What is that horrible theme song? It’s like someone took part of a Shirley Bassey song and part of Live and Let Die and stitched them together but somehow losing the best features of both. And I’m sorry Lulu, your voice is not great here. The opening credits are confusing – why are there all these watery images of women? This isn’t a particularly watery film. The images of women caressing the eponymous weapon though, that isn’t subtle at all.
We are introduced to the villain straight up – Scaramanga, the man with the Golden Gun, a crack shot assassin, is also the man with a third nipple. Although he’s intially depicted as creepy, he changes and becomes very social and chatty at the end of the film. He genuinely seems excited to have the chance to spend some time with Bond. He wants approval from his peer. He wants to be like Bond. He wants Bond to like him. Alas, this meeting of minds was never meant to be.
Exotic locations – we visit Beirut (shot in the studio, so no exterior scenes of Beirut), Macau and Hong Kong, before finishing in Thailand. If the last film was blaxploitation, this film is using its locations to try and be a kung fu movie. (That said, one of the best scenes is when two teenage girls kick the hell out of gang of martial arts experts.) Oh, and why not make some Asian name jokes into the bargain? Like the wealthy Thai entrepreneur Hai Fat; the woman in the pool at Hai Fat’s villa, Chiu Mee; the Thai sparkling wine called Phuyuck. How did anyone think this was a good idea?
Bond balances between two women in this film – Scaramanga’s mistress, Andrea Anders; and his local assistant, Mary Goodnight, at one point pushing Goodnight into a cupboard in order to bed Anders. Anders joins the long trail of women who fall for Bond despite him having overstepped the line (in this case, breaking into her hotel room while she’s in the shower) and then slapped them. (Seriously, the repeated acts of women submitting to Bond after being slapped around is becoming nauseating).
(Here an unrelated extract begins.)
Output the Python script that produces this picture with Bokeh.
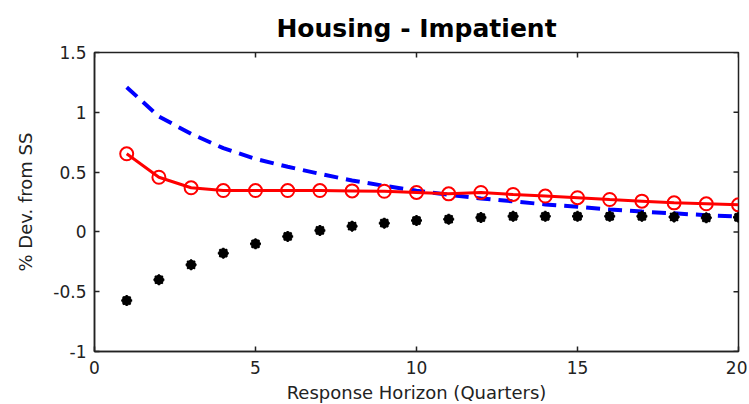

This film has a famous stunt – the corkscrew car jump. This took all kinds of meticulous planning, including rebuilding the car so it was perfectly balanced. However in the film it is spoiled by the inclusion of the vile redneck sheriff from the previous film (what’s he even doing leaving the US?) and the most inappropriate use of a sound effect ever. Instead of appreciating the technical skills required in this jump, you’re left wondering, “Who thought that was a good idea?”
(*spoilers*) The villain’s plot is quite relevant still today. There is a new and highly efficient form of solar power technology that Scaramanga has obtained and intends to sell to the highest bidder. Bond observes that the oil producing nations would pay handsomely to keep this technology hidden. Scaramanga admits this idea had occurred to him too. This film was released at a time when there was an oil/energy crisis, so having access to an alternative source of energy would have been very appealing to many nations who couldn’t afford the high oil prices of the time.
You realise that while Connery and Lazenby had the occasional witty line, they both had the grim physicality that you would expect of a man who has been trained to kill. Moore, I’m afraid, relies more on rapier-like wit than physical strength. You couldn’t imagine him enduring a long big punch up and perhaps his films suffered a bit as a result. The films had to rely more on gadgets and one-liners instead of acts of physical violence (not that I’m advocating films that are heavy on physical violence). Roger Moore is just too pretty for that kind of thing.
Film epilogue: I think Mary Goodnight never quite overcomes her clumsy enthusiasm for her work and after another near miss, it’s made clear she should leave the company. She moves to the country where she keeps horses, and turns her hand to writing, producing a successful series of spy novels featuring a female agent who regularly outwits her male counterparts.